Des chercheurs du laboratoire Kastler-Brossel (LKB) et de l’Institut Langevin ont montré qu’on pouvait reconstruire l’image d’un objet placé derrière un écran opaque à l’aide d’une simple photo, en analysant la lumière diffusée.
Un milieu opaque, comme une vitre diffusante, cache au regard un objet qui se trouve derrière. En effet, la lumière issue de cet objet, arrivant sur le milieu opaque, va être déviée de manière complexe par la rugosité où les inhomogénéités qui la composent. Notre œil, ou une camera, ne peut reformer l’objet. Pour les mêmes raisons, il est difficile de voir (que ce soit à l’œil ou avec un MICROSCOPE) en profondeur dans les tissus biologiques, à cause de la grande complexité des tissus que la lumière doit traverser. Cette limite fondamentale est un problème crucial pour l’optique biomédicale, et pour l’imagerie en général. De nombreux travaux ont visé à tenter de mesurer et compenser cette distorsion, en particulier à l’aide des techniques dites de contrôle de front d’onde. Malgré des progrès énormes, ces techniques restent lentes, et encore difficile à mettre en œuvre en pratique pour l’imagerie.
Ces problèmes viennent d’être en partie résolus par une équipe de chercheurs du LKB et de l’Institut Langevin, qui vient de développer une technique d’imagerie exploitant le fait que la tache de diffusion transmise par le milieu opaque contenait, sous certaines conditions, suffisamment d’information pour reconstruire l’image de l’objet masqué.
Cette technique s’inspire de l’interférométrie stellaire de speckle, développée dans les années 70 par l’astronome Antoine Labeyrie, qui avait notamment permis de détecter des étoiles binaires à l’aide de télescopes terrestres, malgré les aberrations dues à l’atmosphère, en utilisant le fait que la position des étoiles était encodée dans les corrélations spatiales de les grains qui constituent la tache de diffusion (le speckle).

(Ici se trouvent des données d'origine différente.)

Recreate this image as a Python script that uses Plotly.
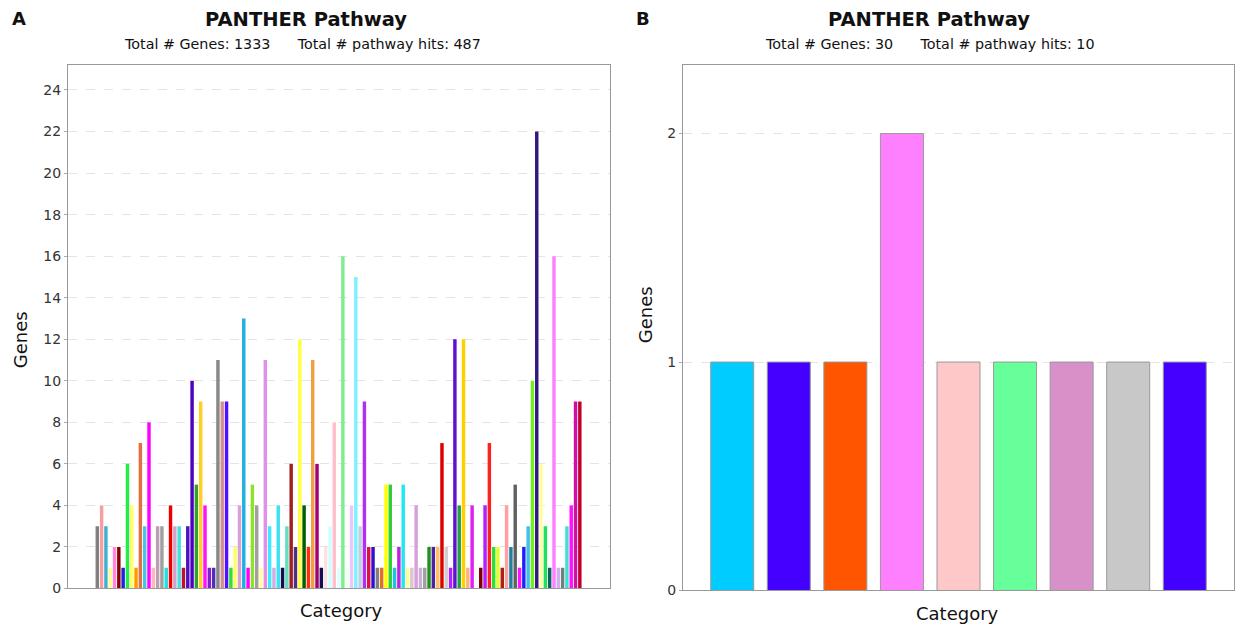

Elle s’inspire également de travaux plus récents utilisant le même concept (menés à Twente aux Pays-Bas dans l’équipe d’Allard Mosk) ayant montré qu’on pouvait, en scannant l’illumination, récupérer l’image d’un objet placé derrière un écran diffusant. L’originalité de l’approche développée au LKB et à l’Institut Langevin est de montrer qu’ une unique image de la tache de diffusion contient suffisamment d’information pour reconstruire l’objet. Cette approche ne nécessite donc ni scan ni un long temps d’exposition pour reconstruire l’image de l’objet, au contraire des deux méthodes précédentes. En fait, elle est si simple qu’un simple appareil photo de téléphone portable permet de réaliser l’expérience (voir figure). D’autre part, elle est non-invasive et rapide, ouvrant potentiellement des perspectives en imagerie des milieux complexes, et en particulier en imagerie des tissus in-vivo comme ceux du cerveau étudiés en neuroscience.